Source data:
····················
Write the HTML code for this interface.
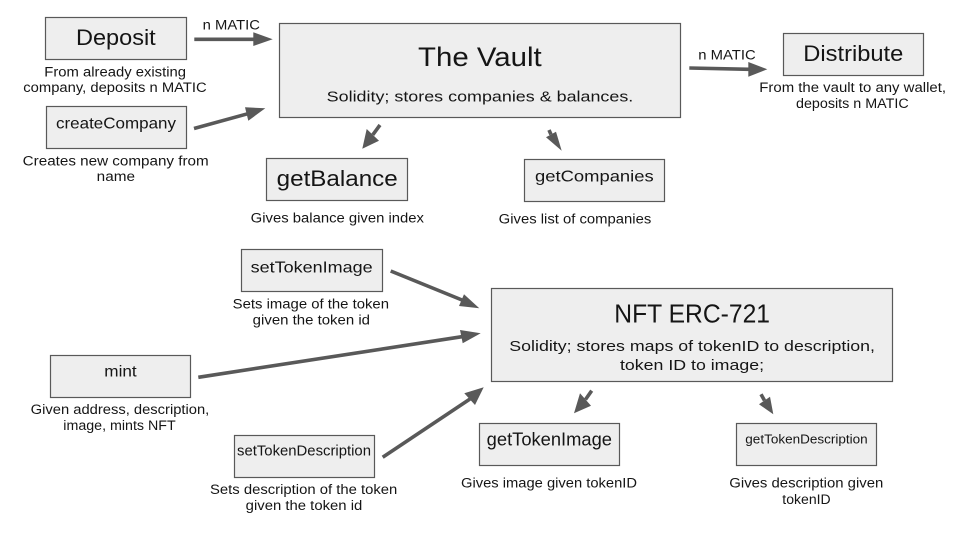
<!DOCTYPE html>
<html lang="en">
<head>
<meta charset="utf-8">
<title>The Vault and NFT ERC-721 diagram</title>
<style>
html,body{margin:0;padding:0;background:#fff}
svg{display:block}
text{font-family:"Liberation Sans",sans-serif;fill:#151515}
rect{fill:#eeeeee;stroke:#595959;stroke-width:1.2}
line{stroke:#595959;stroke-width:3.6}
polygon{fill:#595959}
</style>
</head>
<body>
<svg xmlns="http://www.w3.org/2000/svg" width="960" height="540" viewBox="0 0 960 540">

<!-- boxes -->
<rect x="45.5" y="17.5" width="141" height="42"/>
<rect x="46.5" y="106.5" width="140" height="42"/>
<rect x="279.5" y="23.5" width="401" height="94"/>
<rect x="783.5" y="33.5" width="140" height="42"/>
<rect x="266.5" y="158.5" width="141" height="42"/>
<rect x="524.5" y="159.5" width="140" height="42"/>
<rect x="241.5" y="249.5" width="141" height="42"/>
<rect x="50.5" y="355.5" width="140" height="42"/>
<rect x="234.5" y="435.5" width="140" height="42"/>
<rect x="491.5" y="288.5" width="401" height="93"/>
<rect x="479.5" y="423.5" width="140" height="42"/>
<rect x="736.5" y="423.5" width="140" height="42"/>

<!-- arrows -->
<line x1="194.3" y1="39.3" x2="254" y2="39.3"/>
<polygon points="272.7,39.3 253.3,32.3 253.3,46"/>
<line x1="194" y1="128.5" x2="247.5" y2="113.8"/>
<polygon points="265.3,108.3 245,107.3 248.3,120.7"/>
<line x1="380" y1="125" x2="372.8" y2="134.8"/>
<polygon points="362.3,148.7 366.7,129 379,140.7"/>
<line x1="549" y1="130" x2="551" y2="134.5"/>
<polygon points="561.7,150.7 546,137.3 556,131.7"/>
<line x1="689.3" y1="68" x2="749" y2="69.3"/>
<polygon points="767.3,69.3 748.3,62 748.3,76.7"/>
<line x1="390.7" y1="271" x2="462" y2="300"/>
<polygon points="479.3,308.3 464,294.3 459,306"/>
<line x1="198.3" y1="377.3" x2="462" y2="336.7"/>
<polygon points="480.7,333.3 460,330 462.7,343.3"/>
<line x1="382.7" y1="457.3" x2="470" y2="399"/>
<polygon points="483.7,387.3 464.3,393.3 475,405"/>
<line x1="591.7" y1="390.7" x2="585.5" y2="399.5"/>
<polygon points="574,413.3 580,393.3 591,405.7"/>
<line x1="761" y1="394.3" x2="764.5" y2="400.5"/>
<polygon points="773.3,414.3 759,404.3 770,396.7"/>

<!-- top section -->
<text x="76" y="45" font-size="22" textLength="79.7" lengthAdjust="spacingAndGlyphs">Deposit</text>
<text x="202.7" y="29.3" font-size="14" textLength="57.3" lengthAdjust="spacingAndGlyphs">n MATIC</text>
<text x="44.3" y="76.7" font-size="13.5" textLength="141.7" lengthAdjust="spacingAndGlyphs">From already existing</text>
<text x="23.3" y="92" font-size="13.5" textLength="183.4" lengthAdjust="spacingAndGlyphs">company, deposits n MATIC</text>
<text x="56" y="128.3" font-size="16" textLength="120" lengthAdjust="spacingAndGlyphs">createCompany</text>
<text x="22.7" y="165.3" font-size="13.5" textLength="186" lengthAdjust="spacingAndGlyphs">Creates new company from</text>
<text x="96.7" y="181" font-size="13.5" textLength="38.3" lengthAdjust="spacingAndGlyphs">name</text>
<text x="418" y="66" font-size="27" textLength="123.7" lengthAdjust="spacingAndGlyphs">The Vault</text>
<text x="326.7" y="101.7" font-size="15" textLength="306.6" lengthAdjust="spacingAndGlyphs">Solidity; stores companies &amp; balances.</text>
<text x="276.7" y="186" font-size="22" textLength="121" lengthAdjust="spacingAndGlyphs">getBalance</text>
<text x="250.7" y="222.3" font-size="13.5" textLength="173.3" lengthAdjust="spacingAndGlyphs">Gives balance given index</text>
<text x="535" y="181.7" font-size="16" textLength="118.7" lengthAdjust="spacingAndGlyphs">getCompanies</text>
<text x="498.7" y="223.3" font-size="13.5" textLength="152.6" lengthAdjust="spacingAndGlyphs">Gives list of companies</text>
<text x="698.3" y="59.3" font-size="14" textLength="57.4" lengthAdjust="spacingAndGlyphs">n MATIC</text>
<text x="803.3" y="61" font-size="22" textLength="100" lengthAdjust="spacingAndGlyphs">Distribute</text>
<text x="759.3" y="92" font-size="13.5" textLength="186.7" lengthAdjust="spacingAndGlyphs">From the vault to any wallet,</text>
<text x="796" y="108" font-size="13.5" textLength="112.7" lengthAdjust="spacingAndGlyphs">deposits n MATIC</text>

<!-- bottom section -->
<text x="250.7" y="272.7" font-size="16" textLength="122" lengthAdjust="spacingAndGlyphs">setTokenImage</text>
<text x="232.7" y="308.7" font-size="13.5" textLength="156.3" lengthAdjust="spacingAndGlyphs">Sets image of the token</text>
<text x="252.7" y="324.7" font-size="13.5" textLength="117.3" lengthAdjust="spacingAndGlyphs">given the token id</text>
<text x="104.3" y="376.7" font-size="16" textLength="32.4" lengthAdjust="spacingAndGlyphs">mint</text>
<text x="30.7" y="414" font-size="13.5" textLength="178.6" lengthAdjust="spacingAndGlyphs">Given address, description,</text>
<text x="63.3" y="430" font-size="13.5" textLength="112.4" lengthAdjust="spacingAndGlyphs">image, mints NFT</text>
<text x="237" y="455.7" font-size="14.5" textLength="134" lengthAdjust="spacingAndGlyphs">setTokenDescription</text>
<text x="210" y="494" font-size="13.5" textLength="187.3" lengthAdjust="spacingAndGlyphs">Sets description of the token</text>
<text x="245.7" y="510" font-size="13.5" textLength="116.6" lengthAdjust="spacingAndGlyphs">given the token id</text>
<text x="614.3" y="322.3" font-size="26" textLength="155.7" lengthAdjust="spacingAndGlyphs">NFT ERC-721</text>
<text x="509.3" y="351" font-size="15" textLength="365.7" lengthAdjust="spacingAndGlyphs">Solidity; stores maps of tokenID to description,</text>
<text x="620" y="370" font-size="15" textLength="144" lengthAdjust="spacingAndGlyphs">token ID to image;</text>
<text x="486.7" y="445.7" font-size="18" textLength="125.3" lengthAdjust="spacingAndGlyphs">getTokenImage</text>
<text x="461" y="487.3" font-size="13.5" textLength="176" lengthAdjust="spacingAndGlyphs">Gives image given tokenID</text>
<text x="745.3" y="443.3" font-size="12.5" textLength="122.4" lengthAdjust="spacingAndGlyphs">getTokenDescription</text>
<text x="729.3" y="487.3" font-size="13.5" textLength="154" lengthAdjust="spacingAndGlyphs">Gives description given</text>
<text x="782.3" y="504" font-size="13.5" textLength="48.4" lengthAdjust="spacingAndGlyphs">tokenID</text>
</svg>
</body>
</html>
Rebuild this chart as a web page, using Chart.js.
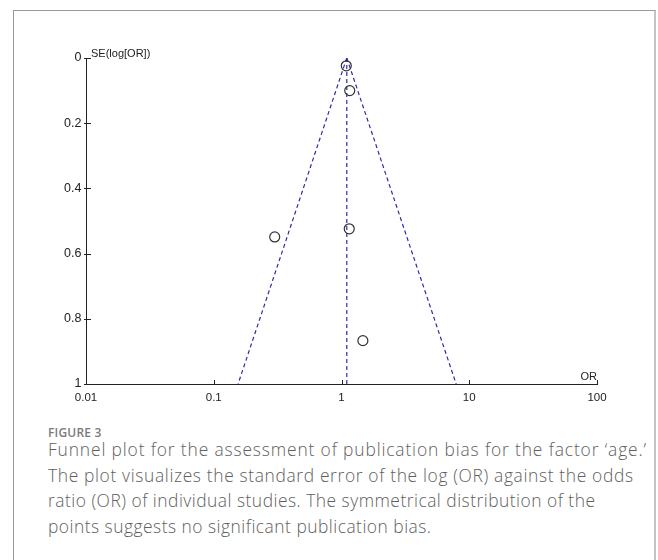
<!DOCTYPE html>
<html>
<head>
<meta charset="utf-8">
<script src="https://cdn.jsdelivr.net/npm/chart.js@4.4.0/dist/chart.umd.min.js"></script>
<style>
  html, body { margin: 0; padding: 0; background: #fff; width: 658px; height: 560px; overflow: hidden; }
  #frame { position: absolute; left: 13px; top: 10px; width: 640px; height: 600px;
           border-left: 1px solid #9a9a9a; border-top: 1px solid #9a9a9a; border-right: 2px solid #c4c4c4; }
  #wrap { position: absolute; left: 0; top: 0; width: 658px; height: 410px; }
  #figlabel { position: absolute; left: 48px; top: 424px; font-family: "Open Sans", sans-serif;
              font-weight: 600; font-size: 12px; color: #7a7a7a; letter-spacing: 0.2px; }
  #caption { position: absolute; left: 48px; top: 437px; width: 610px; font-family: "Open Sans", sans-serif;
             font-weight: 300; font-size: 17.4px; line-height: 25.5px; color: #606060; white-space: nowrap; }
  #caption span { display: inline-block; }
</style>
</head>
<body>
<div id="frame"></div>
<div id="wrap"><canvas id="myChart" width="658" height="410"></canvas></div>
<div id="figlabel">FIGURE 3</div>
<div id="caption"><span>Funnel plot for the assessment of publication bias for the factor ‘age.’</span><br><span>The plot visualizes the standard error of the log (OR) against the odds</span><br><span>ratio (OR) of individual studies. The symmetrical distribution of the</span><br><span>points suggests no significant publication bias.</span></div>
<script>
// study points
const studyOR = [1.09, 1.16, 0.30, 1.15, 1.47];
const studySE = [0.024, 0.10, 0.549, 0.524, 0.867];

// funnel (pooled OR and 95% limits), top and bottom ends
const funnelSE = [0, 1];
const funnelMid = [1.1, 1.1];
const funnelLow = [1.1, 0.155];
const funnelHigh = [1.1, 7.9];

const xTicks = [0.01, 0.1, 1, 10, 100];
const yTicks = [0, 0.2, 0.4, 0.6, 0.8, 1];

// caption line widths in the figure (px), to fit the text to
const captionWidths = [598, 585, 547, 383];

const ctx = document.getElementById("myChart");
const fontFam = "Liberation Sans, Arial, sans-serif";

const toPoints = (xs, ys) => xs.map((x, i) => ({ x: x, y: ys[i] }));

const funnelLine = (xs) => ({
  type: "line",
  data: toPoints(xs, funnelSE),
  borderColor: "#2c2ca8",
  borderWidth: 1.2,
  borderDash: [4, 3],
  pointRadius: 0,
  fill: false,
  order: 1,
});

// tick marks and axis titles
const axisExtras = {
  id: "axisExtras",
  afterDraw(chart) {
    const c = chart.ctx;
    const xs = chart.scales.x, ys = chart.scales.y;
    const a = chart.chartArea;
    c.save();
    c.strokeStyle = "#222";
    c.lineWidth = 1;
    c.beginPath();
    xTicks.forEach((v) => {
      const px = Math.round(xs.getPixelForValue(v)) + 0.5;
      c.moveTo(px, a.bottom + 1);
      c.lineTo(px, a.bottom - 4);
    });
    yTicks.forEach((v) => {
      const py = Math.round(ys.getPixelForValue(v)) + 0.5;
      c.moveTo(a.left - 2, py);
      c.lineTo(a.left + 5, py);
    });
    c.stroke();
    c.fillStyle = "#222";
    c.font = "11px " + fontFam;
    c.textBaseline = "alphabetic";
    c.textAlign = "left";
    c.fillText("SE(log[OR])", a.left + 5, a.top - 1);
    c.textAlign = "right";
    c.fillText("OR", a.right, a.bottom - 4);
    c.restore();
  },
};

new Chart(ctx, {
  type: "scatter",
  data: {
    datasets: [
      {
        data: toPoints(studyOR, studySE),
        pointStyle: "circle",
        pointRadius: 5,
        borderColor: "#333",
        borderWidth: 1.2,
        backgroundColor: "rgba(0,0,0,0)",
        order: 0,
      },
      funnelLine(funnelMid),
      funnelLine(funnelLow),
      funnelLine(funnelHigh),
    ],
  },
  options: {
    responsive: false,
    animation: false,
    layout: { padding: { left: 0, top: 58, right: 61, bottom: 0 } },
    plugins: { legend: { display: false }, tooltip: { enabled: false } },
    scales: {
      x: {
        type: "logarithmic",
        min: 0.01,
        max: 100,
        afterBuildTicks: (scale) => { scale.ticks = xTicks.map((v) => ({ value: v })); },
        afterFit: (scale) => { scale.height = 26; },
        grid: { display: false, drawTicks: false, tickLength: 0 },
        border: { display: true, color: "#222", width: 1 },
        ticks: { font: { family: fontFam, size: 11.5 }, color: "#222", padding: 7, maxRotation: 0, autoSkip: false,
                 callback: (v) => String(v) },
      },
      y: {
        type: "linear",
        reverse: true,
        min: 0,
        max: 1,
        afterBuildTicks: (scale) => { scale.ticks = yTicks.map((v) => ({ value: v })); },
        afterFit: (scale) => { scale.width = 86; },
        grid: { display: false, drawTicks: false, tickLength: 0 },
        border: { display: true, color: "#222", width: 1 },
        ticks: { font: { family: fontFam, size: 12.5 }, color: "#222", padding: 4.5, autoSkip: false,
                 callback: (v) => String(v) },
      },
    },
  },
  plugins: [axisExtras],
});

// stretch each caption line to its width in the figure
document.querySelectorAll("#caption span").forEach((line, i) => {
  const w = line.getBoundingClientRect().width;
  const n = line.textContent.length - 1;
  line.style.letterSpacing = ((captionWidths[i] - w) / n).toFixed(3) + "px";
});
</script>
</body>
</html>
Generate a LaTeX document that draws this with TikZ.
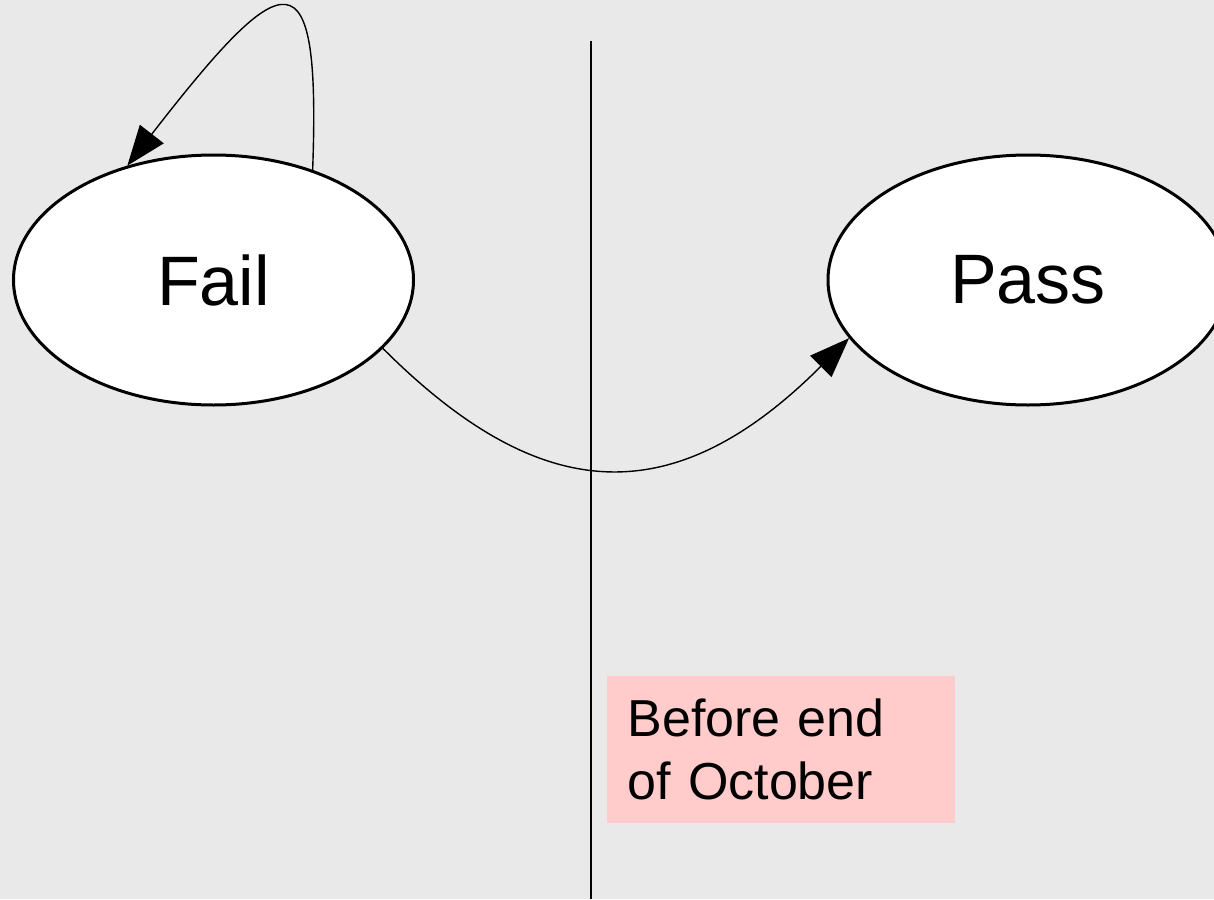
\documentclass[tikz,border=0pt]{standalone}
\usepackage{fontspec}
\setmainfont{Liberation Sans}
\usetikzlibrary{shapes.geometric,arrows.meta}
\definecolor{bg}{HTML}{E9E9E9}
\definecolor{pinkbox}{HTML}{FFCBCB}
\tikzset{
  state/.style={ellipse, draw=black, line width=1.5pt, fill=white,
    minimum width=200pt, minimum height=125pt, inner sep=0pt,
    font=\fontsize{35pt}{42pt}\selectfont},
  edge/.style={draw=black, line width=0.7pt,
    -{Triangle[length=20pt,width=15pt]}},
  note/.style={fill=pinkbox, anchor=north west, inner xsep=10pt, inner ysep=0pt,
    text width=154pt, minimum height=73.5pt, align=left,
    font=\fontsize{26pt}{31.5pt}\selectfont}
}
\begin{document}
\begin{tikzpicture}[x=0.5pt,y=-0.5pt]
  \fill[bg] (0,0) rectangle (1214,899);
  \useasboundingbox (0,0) rectangle (1214,899);
  \draw[line width=1pt] (591,41) -- (591,899);
  \node[state] (fail) at (213.5,280) {Fail};
  \node[state] (pass) at (1028,280) {Pass};
  \node[note] (deadline) at (607,676) {Before end\\of October};
  \draw[edge] (fail.48) .. controls +(8,-220) and +(159,-205) .. (fail.127);
  \draw[edge] (fail.-22) .. controls +(155,155) and +(-178,178) .. (pass.-162);
\end{tikzpicture}
\end{document}
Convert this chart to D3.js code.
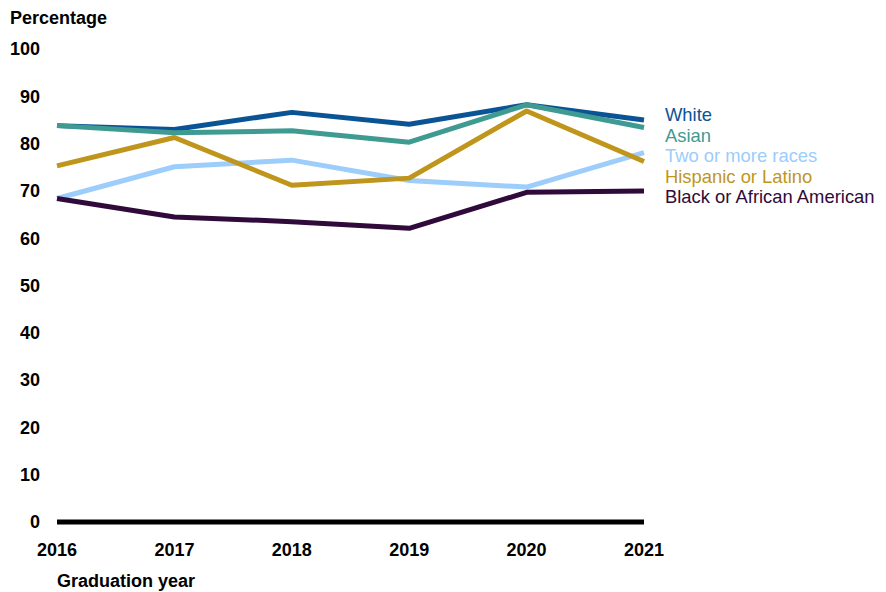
····················
Which lines include the word "code"? List them all.

Write the HTML code for this interface.
Convert this chart to D3.js code.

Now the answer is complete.